Handling smelly bait and fish is an `acquired taste' and most women, including some of her girlfriends, don't exactly have an keen interest in it.
"They'll do it, but not like me," the Bailey's Bay resident stated.
"I guess is they went out for the day they would come in and clean the fish. If they come down here and see me cleaning fish, no they won't help.
"Maybe one of them would help if I catch turbots, and if they want the turbot wings they'll clean them. Fishing is nice, you have good days and bad days."
Ms Smith may be regarded as something of a novelty, but she says there are other women out there with a keen interest in fishing.
"If you go down to Burchall's Cove you will probably see some of those guys' wives fishing with them," she revealed.
"I have seen a couple of women down there cleaning fish like I do. I like it, I was brought up doing it. My 11-year-old nephew (Donavin Adams) loves to fish and he goes with me sometimes. Everything we do he wants to try.
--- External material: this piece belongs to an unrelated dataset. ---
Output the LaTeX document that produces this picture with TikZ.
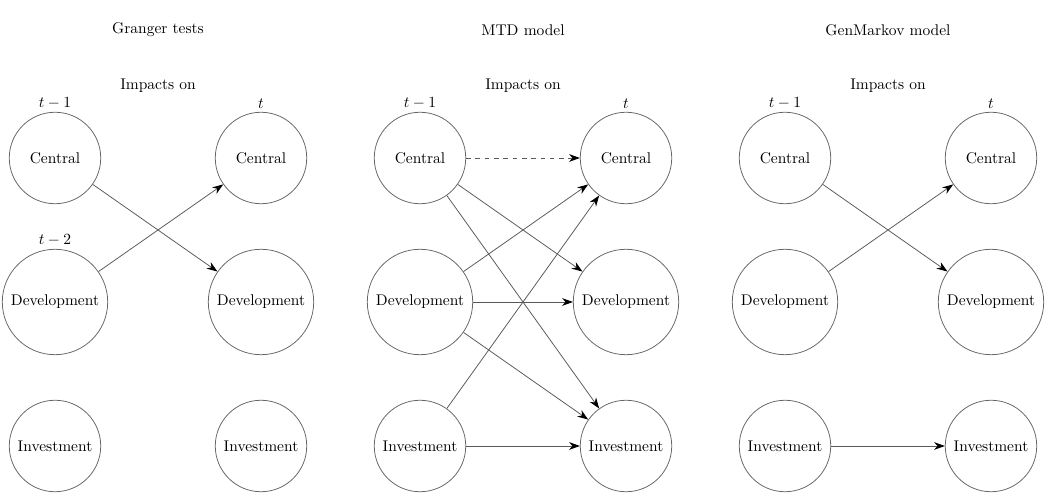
\documentclass[tikz,border=0pt]{standalone}
\usetikzlibrary{arrows.meta}
\begin{document}
\begin{tikzpicture}[x=0.645pt,y=-0.645pt,
  var/.style={draw=black!60,circle,minimum size=59pt,inner sep=1pt,line width=0.5pt},
  bigvar/.style={var,minimum size=68pt},
  lab/.style={inner sep=1pt},
  link/.style={draw=black!65,line width=0.5pt,-{Stealth[length=7pt,width=5pt,black]}}]
\useasboundingbox (0,0) rectangle (1047,495);
\foreach \p/\ox/\ttl in {a/55/Granger tests, b/420/MTD model, c/785/GenMarkov model}{
  \node[lab] (\p title) at (\ox+103,30) {\ttl};
  \node[lab] (\p imp) at (\ox+103,86) {Impacts on};
  \node[var] (\p C1) at (\ox,158) {Central};
  \node[bigvar] (\p D1) at (\ox,302) {Development};
  \node[var] (\p I1) at (\ox,446) {Investment};
  \node[var] (\p C0) at (\ox+206,158) {Central};
  \node[bigvar] (\p D0) at (\ox+206,302) {Development};
  \node[var] (\p I0) at (\ox+206,446) {Investment};
  \node[lab,anchor=south] (\p lt1) at ([yshift=1pt]\p C1.north) {$t-1$};
  \node[lab,anchor=south] (\p lt) at ([yshift=1pt]\p C0.north) {$t$};
}
\node[lab,anchor=south] (alt2) at ([yshift=1pt]aD1.north) {$t-2$};
% Granger
\draw[link] (aC1) -- (aD0);
\draw[link] (aD1) -- (aC0);
% MTD
\draw[link,dashed] (bC1) -- (bC0);
\draw[link] (bC1) -- (bD0);
\draw[link] (bC1) -- (bI0);
\draw[link] (bD1) -- (bC0);
\draw[link] (bD1) -- (bD0);
\draw[link] (bD1) -- (bI0);
\draw[link] (bI1) -- (bC0);
\draw[link] (bI1) -- (bI0);
% GenMarkov
\draw[link] (cC1) -- (cD0);
\draw[link] (cD1) -- (cC0);
\draw[link] (cI1) -- (cI0);
\end{tikzpicture}
\end{document}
"I've caught a rainbow runner, turbots, a puppy shark, porgies, amber fish."
The disappointment can be heard in her voice as she revealed that she hasn't been out for awhile because of the weather.
"We would go all year round if we can get out, but not in weather like this," she said a few days ago as the cold and windy weather hit the Island.
"We don't leave in the rain either, but it's okay if it rains when we get out there."
And she is seldom in a hurry to come back in, especially if the fish are biting.
"Sometimes we will be in one spot and the fish are biting but have slowed down and we will move to another spot. Sometimes I don't like it but I won't say anything. Sometimes I don't even feel like coming in when they are ready."
Fishing has clearly been a passion of hers for a long time. When she worked at Mariott Castle Harbour she recalls going fishing with colleagues when they were not working.
"We used to go down to St. George's and fish," she said. "A group of us at work would get together and go fishing evenings."